Your objective » Only the lines from the start of the data below through the line that contains "(0,0) rectangle (1136,960);" are to be copied, exactly and without pictures.

-*-

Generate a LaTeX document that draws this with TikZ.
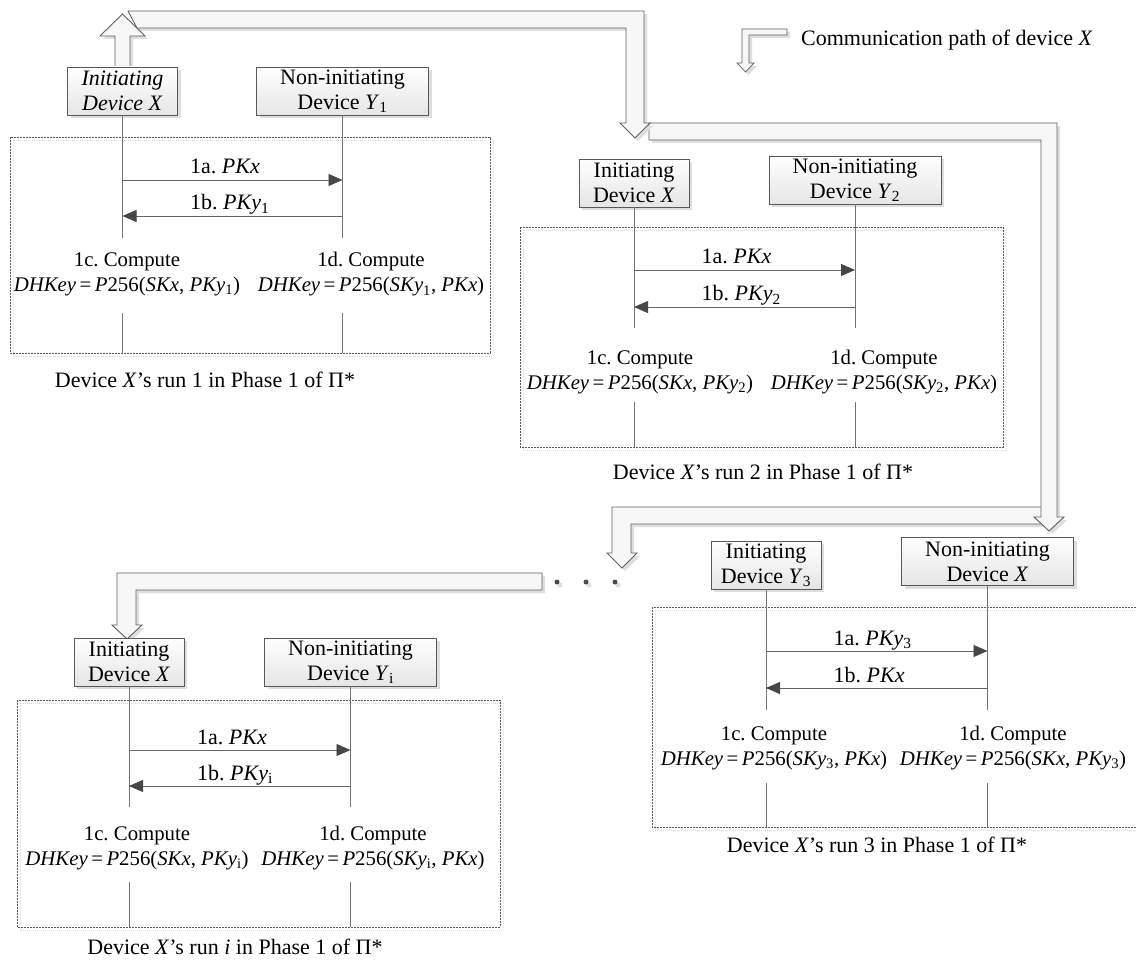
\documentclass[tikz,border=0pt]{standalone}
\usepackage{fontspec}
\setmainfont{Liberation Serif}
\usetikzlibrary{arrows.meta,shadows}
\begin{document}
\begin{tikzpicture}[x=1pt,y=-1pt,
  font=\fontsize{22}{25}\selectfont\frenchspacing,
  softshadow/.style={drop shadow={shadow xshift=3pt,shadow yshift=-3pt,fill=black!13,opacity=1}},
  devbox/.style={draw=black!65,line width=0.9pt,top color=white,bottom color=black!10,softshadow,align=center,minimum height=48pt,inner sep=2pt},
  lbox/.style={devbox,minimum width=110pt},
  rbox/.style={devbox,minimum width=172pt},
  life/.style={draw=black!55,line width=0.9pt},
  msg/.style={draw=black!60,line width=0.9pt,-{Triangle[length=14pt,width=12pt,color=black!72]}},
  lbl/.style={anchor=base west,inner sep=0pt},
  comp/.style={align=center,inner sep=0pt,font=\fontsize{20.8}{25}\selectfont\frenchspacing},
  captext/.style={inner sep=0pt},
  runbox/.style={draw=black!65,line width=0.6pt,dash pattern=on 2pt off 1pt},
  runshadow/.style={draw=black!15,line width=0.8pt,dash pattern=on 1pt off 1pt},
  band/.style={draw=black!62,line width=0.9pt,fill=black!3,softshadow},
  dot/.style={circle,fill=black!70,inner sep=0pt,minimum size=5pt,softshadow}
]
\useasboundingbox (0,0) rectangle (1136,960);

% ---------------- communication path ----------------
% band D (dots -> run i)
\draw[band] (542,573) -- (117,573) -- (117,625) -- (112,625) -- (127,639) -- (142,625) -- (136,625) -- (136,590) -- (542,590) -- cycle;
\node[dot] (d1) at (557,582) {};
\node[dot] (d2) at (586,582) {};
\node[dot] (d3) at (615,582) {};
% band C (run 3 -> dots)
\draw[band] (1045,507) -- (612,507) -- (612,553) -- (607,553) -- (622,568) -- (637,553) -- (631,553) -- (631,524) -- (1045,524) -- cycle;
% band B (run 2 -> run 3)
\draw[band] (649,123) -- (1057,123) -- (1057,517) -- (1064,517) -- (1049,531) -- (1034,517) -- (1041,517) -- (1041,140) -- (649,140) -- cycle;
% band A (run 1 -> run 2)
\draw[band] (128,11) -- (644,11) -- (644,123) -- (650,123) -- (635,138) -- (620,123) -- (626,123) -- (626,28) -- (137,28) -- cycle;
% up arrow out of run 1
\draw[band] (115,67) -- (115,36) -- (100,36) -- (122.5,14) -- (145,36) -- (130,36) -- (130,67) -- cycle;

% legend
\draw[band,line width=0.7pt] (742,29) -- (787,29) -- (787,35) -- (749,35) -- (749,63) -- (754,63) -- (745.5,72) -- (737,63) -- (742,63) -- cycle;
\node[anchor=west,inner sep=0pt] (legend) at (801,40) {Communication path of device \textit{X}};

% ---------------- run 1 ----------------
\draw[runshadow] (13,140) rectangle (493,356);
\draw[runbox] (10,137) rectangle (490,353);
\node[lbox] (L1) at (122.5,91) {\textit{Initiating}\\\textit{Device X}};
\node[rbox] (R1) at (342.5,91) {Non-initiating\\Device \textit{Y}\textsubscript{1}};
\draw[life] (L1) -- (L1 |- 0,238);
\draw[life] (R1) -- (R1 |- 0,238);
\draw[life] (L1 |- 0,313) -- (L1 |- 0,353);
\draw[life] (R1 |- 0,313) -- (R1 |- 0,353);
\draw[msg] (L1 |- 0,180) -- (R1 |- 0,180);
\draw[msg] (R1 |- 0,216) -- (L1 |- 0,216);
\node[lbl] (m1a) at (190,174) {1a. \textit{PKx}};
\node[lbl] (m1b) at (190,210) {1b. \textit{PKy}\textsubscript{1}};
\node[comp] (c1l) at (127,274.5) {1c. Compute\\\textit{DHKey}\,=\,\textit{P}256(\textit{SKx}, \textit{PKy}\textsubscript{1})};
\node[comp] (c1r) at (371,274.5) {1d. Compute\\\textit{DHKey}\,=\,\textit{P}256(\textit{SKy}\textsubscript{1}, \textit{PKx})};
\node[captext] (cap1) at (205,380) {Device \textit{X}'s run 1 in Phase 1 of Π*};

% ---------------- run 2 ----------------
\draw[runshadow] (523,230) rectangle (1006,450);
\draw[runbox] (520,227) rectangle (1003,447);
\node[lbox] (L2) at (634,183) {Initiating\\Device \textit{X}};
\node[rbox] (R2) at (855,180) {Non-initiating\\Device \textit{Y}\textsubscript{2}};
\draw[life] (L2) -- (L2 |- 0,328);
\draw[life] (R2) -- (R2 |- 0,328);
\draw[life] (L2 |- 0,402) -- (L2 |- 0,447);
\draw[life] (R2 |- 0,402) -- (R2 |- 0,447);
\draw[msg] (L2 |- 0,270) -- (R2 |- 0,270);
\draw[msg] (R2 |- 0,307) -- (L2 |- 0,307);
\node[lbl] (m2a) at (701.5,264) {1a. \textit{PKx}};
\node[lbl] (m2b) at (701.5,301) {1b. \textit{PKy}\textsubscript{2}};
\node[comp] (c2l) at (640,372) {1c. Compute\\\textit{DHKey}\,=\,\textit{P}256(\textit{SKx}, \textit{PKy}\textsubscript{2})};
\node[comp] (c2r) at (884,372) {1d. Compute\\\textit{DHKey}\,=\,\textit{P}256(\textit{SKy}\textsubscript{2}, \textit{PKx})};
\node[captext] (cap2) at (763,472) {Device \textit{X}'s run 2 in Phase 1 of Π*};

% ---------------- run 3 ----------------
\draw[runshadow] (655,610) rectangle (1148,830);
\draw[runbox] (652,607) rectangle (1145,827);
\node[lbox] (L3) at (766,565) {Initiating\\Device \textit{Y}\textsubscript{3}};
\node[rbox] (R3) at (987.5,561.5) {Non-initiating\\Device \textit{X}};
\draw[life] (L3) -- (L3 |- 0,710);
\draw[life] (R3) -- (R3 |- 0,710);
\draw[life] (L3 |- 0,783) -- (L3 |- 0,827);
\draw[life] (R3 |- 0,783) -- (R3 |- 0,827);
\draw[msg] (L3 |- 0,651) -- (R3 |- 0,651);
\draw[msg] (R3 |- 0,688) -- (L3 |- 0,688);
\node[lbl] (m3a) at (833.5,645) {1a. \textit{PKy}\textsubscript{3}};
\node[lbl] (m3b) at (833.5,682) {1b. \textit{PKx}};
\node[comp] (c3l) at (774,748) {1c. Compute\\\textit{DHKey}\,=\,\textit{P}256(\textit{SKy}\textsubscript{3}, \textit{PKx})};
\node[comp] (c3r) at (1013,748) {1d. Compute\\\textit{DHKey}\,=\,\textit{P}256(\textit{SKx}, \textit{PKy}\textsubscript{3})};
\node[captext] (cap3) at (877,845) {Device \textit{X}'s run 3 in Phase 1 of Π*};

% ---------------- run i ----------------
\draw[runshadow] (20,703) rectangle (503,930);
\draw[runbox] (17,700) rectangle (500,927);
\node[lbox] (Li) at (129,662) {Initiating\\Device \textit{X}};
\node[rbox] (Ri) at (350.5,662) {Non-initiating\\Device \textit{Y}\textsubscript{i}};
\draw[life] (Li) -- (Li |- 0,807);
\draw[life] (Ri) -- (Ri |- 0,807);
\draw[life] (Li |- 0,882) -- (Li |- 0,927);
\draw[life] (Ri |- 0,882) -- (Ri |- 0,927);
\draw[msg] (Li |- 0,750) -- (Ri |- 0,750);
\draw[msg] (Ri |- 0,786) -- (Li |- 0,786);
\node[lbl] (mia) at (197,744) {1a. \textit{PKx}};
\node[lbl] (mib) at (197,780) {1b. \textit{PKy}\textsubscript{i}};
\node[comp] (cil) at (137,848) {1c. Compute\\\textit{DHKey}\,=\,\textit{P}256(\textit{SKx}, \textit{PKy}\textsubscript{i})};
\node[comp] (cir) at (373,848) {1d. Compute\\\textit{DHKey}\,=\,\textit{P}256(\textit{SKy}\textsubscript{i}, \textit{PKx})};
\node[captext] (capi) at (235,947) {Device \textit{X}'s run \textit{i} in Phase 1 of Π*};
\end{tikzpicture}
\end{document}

-*-

Written response »
Generate a LaTeX document that draws this with TikZ.
\documentclass[tikz,border=0pt]{standalone}
\usepackage{fontspec}
\setmainfont{Liberation Serif}
\usetikzlibrary{arrows.meta,shadows}
\begin{document}
\begin{tikzpicture}[x=1pt,y=-1pt,
  font=\fontsize{22}{25}\selectfont\frenchspacing,
  softshadow/.style={drop shadow={shadow xshift=3pt,shadow yshift=-3pt,fill=black!13,opacity=1}},
  devbox/.style={draw=black!65,line width=0.9pt,top color=white,bottom color=black!10,softshadow,align=center,minimum height=48pt,inner sep=2pt},
  lbox/.style={devbox,minimum width=110pt},
  rbox/.style={devbox,minimum width=172pt},
  life/.style={draw=black!55,line width=0.9pt},
  msg/.style={draw=black!60,line width=0.9pt,-{Triangle[length=14pt,width=12pt,color=black!72]}},
  lbl/.style={anchor=base west,inner sep=0pt},
  comp/.style={align=center,inner sep=0pt,font=\fontsize{20.8}{25}\selectfont\frenchspacing},
  captext/.style={inner sep=0pt},
  runbox/.style={draw=black!65,line width=0.6pt,dash pattern=on 2pt off 1pt},
  runshadow/.style={draw=black!15,line width=0.8pt,dash pattern=on 1pt off 1pt},
  band/.style={draw=black!62,line width=0.9pt,fill=black!3,softshadow},
  dot/.style={circle,fill=black!70,inner sep=0pt,minimum size=5pt,softshadow}
]
\useasboundingbox (0,0) rectangle (1136,960);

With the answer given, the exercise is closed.